Provided material →
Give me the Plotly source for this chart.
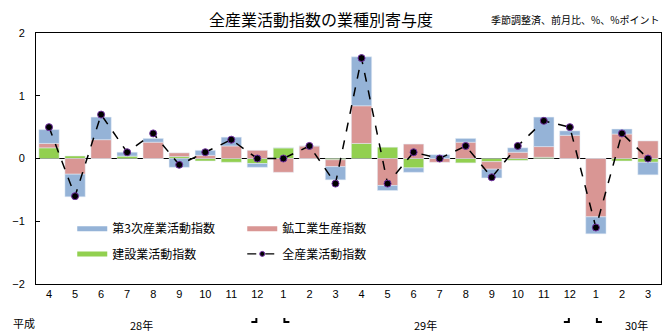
import plotly.graph_objects as go

months = ["4","5","6","7","8","9","10","11","12","1","2","3",
          "4","5","6","7","8","9","10","11","12","1","2","3"]
tertiary = [0.22,-0.36,0.36,0.06,0.06,-0.14,0.08,0.14,-0.06,0.0,0.0,-0.21,
            0.78,-0.08,-0.07,0.06,0.06,-0.14,0.07,0.47,0.07,-0.27,0.08,-0.20]
mining = [0.07,-0.25,0.30,0.0,0.26,0.06,0.05,0.20,0.13,-0.22,0.20,-0.11,
          0.60,-0.43,0.23,-0.06,0.26,-0.12,0.10,0.17,0.37,-0.93,0.39,0.28]
construction = [0.17,0.04,0.0,0.04,0.0,0.03,-0.04,-0.06,-0.08,0.17,0.0,-0.02,
                0.24,0.18,-0.15,0.0,-0.07,-0.05,-0.03,0.02,0.0,0.0,-0.04,-0.06]
total = [0.5,-0.6,0.7,0.1,0.4,-0.1,0.1,0.3,0.0,0.0,0.2,-0.4,
         1.6,-0.4,0.1,0.0,0.2,-0.3,0.2,0.6,0.5,-1.1,0.4,0.0]
year_labels = ["28年", "29年", "30年"]
year_pos = [3.55, 14.45, 22.55]

names = ["第3次産業活動指数", "鉱工業生産指数", "建設業活動指数", "全産業活動指数"]
C_BLUE = "#95B3D7"
C_PINK = "#D99694"
C_GREEN = "#92D050"

FONT = "Noto Sans CJK JP"
x = list(range(len(months)))

fig = go.Figure()
fig.add_bar(x=x, y=construction, marker_color=C_GREEN, showlegend=False)
fig.add_bar(x=x, y=mining, marker_color=C_PINK, showlegend=False)
fig.add_bar(x=x, y=tertiary, marker_color=C_BLUE, showlegend=False)
fig.add_scatter(x=x, y=total, mode="lines+markers",
                line=dict(color="black", width=1.5, dash="dash"),
                marker=dict(color="black", size=7, line=dict(color="#7030A0", width=1)),
                showlegend=False)

# legend entries
fig.add_scatter(x=[0], y=[None], mode="lines", line=dict(color=C_BLUE, width=5),
                name=names[0], legend="legend", legendrank=1)
fig.add_scatter(x=[0], y=[None], mode="lines", line=dict(color=C_PINK, width=5),
                name=names[1], legend="legend", legendrank=2)
fig.add_scatter(x=[0], y=[None], mode="lines", line=dict(color=C_GREEN, width=5),
                name=names[2], legend="legend2", legendrank=1)
fig.add_scatter(x=[0], y=[None], mode="lines+markers",
                line=dict(color="black", width=1.2, dash="dash"),
                marker=dict(color="black", size=5, line=dict(color="#7030A0", width=1)),
                name=names[3], legend="legend2", legendrank=2)

leg_common = dict(orientation="h", bgcolor="white", borderwidth=0,
                  font=dict(family=FONT, size=12, color="black"),
                  entrywidth=125, entrywidthmode="pixels",
                  xanchor="left", yanchor="middle", itemclick=False)

fig.update_layout(
    width=670, height=335,
    margin=dict(l=36, r=9, t=33, b=51),
    paper_bgcolor="white", plot_bgcolor="white",
    barmode="relative", bargap=0.22,
    font=dict(family=FONT, size=11, color="black"),
    legend=dict(x=0.058, y=0.22, **leg_common),
    legend2=dict(x=0.058, y=0.12, **leg_common),
    xaxis=dict(range=[-0.5, 23.5], tickmode="array", tickvals=x, ticktext=months,
               showline=True, linecolor="black", linewidth=1, mirror=True,
               ticks="", showgrid=False, zeroline=False,
               tickfont=dict(family="Liberation Sans", size=11)),
    yaxis=dict(range=[-2, 2], dtick=1, showline=True, linecolor="black", linewidth=1,
               mirror=True, ticks="inside", ticklen=4, tickcolor="black",
               showgrid=False, zeroline=True, zerolinecolor="black", zerolinewidth=1,
               tickfont=dict(family="Liberation Sans", size=11), ticklabelstandoff=8),
)

fig.add_annotation(text="全産業活動指数の業種別寄与度", xref="paper", yref="paper",
                   x=0.456, y=1.0, yshift=14, showarrow=False, xanchor="center", yanchor="middle",
                   font=dict(family=FONT, size=16, color="black"))
fig.add_annotation(text="季節調整済、前月比、%、%ポイント", xref="paper", yref="paper",
                   x=1.0, y=1.0, yshift=14, showarrow=False, xanchor="right", yanchor="middle",
                   font=dict(family=FONT, size=10, color="black"))
fig.add_annotation(text="平成", xref="paper", yref="paper", x=-0.02, y=0, yshift=-39,
                   showarrow=False, xanchor="center", yanchor="middle",
                   font=dict(family=FONT, size=11))
for lab, pos in zip(year_labels, year_pos):
    fig.add_annotation(text=lab, xref="x", yref="paper", x=pos, y=0, yshift=-41,
                       showarrow=False, xanchor="center", yanchor="middle",
                       font=dict(family=FONT, size=11))

# bracket marks under the year boundaries (12 -> 1)
for idx in (8, 20):
    fig.add_shape(type="path", xref="x", yref="paper", xsizemode="pixel", ysizemode="pixel",
                  xanchor=idx, yanchor=0, path="M -6,-38 L -1,-38 L -1,-34",
                  line=dict(color="black", width=2))
    fig.add_shape(type="path", xref="x", yref="paper", xsizemode="pixel", ysizemode="pixel",
                  xanchor=idx + 1, yanchor=0, path="M 1,-34 L 1,-38 L 6,-38",
                  line=dict(color="black", width=2))

fig.write_html("out.html")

Required work → Begin at the first line of the material and copy each line exactly through the one containing "import plotly.graph_objects as go". Omit pictures.

Answer to the task →
Give me the Plotly source for this chart.
import plotly.graph_objects as go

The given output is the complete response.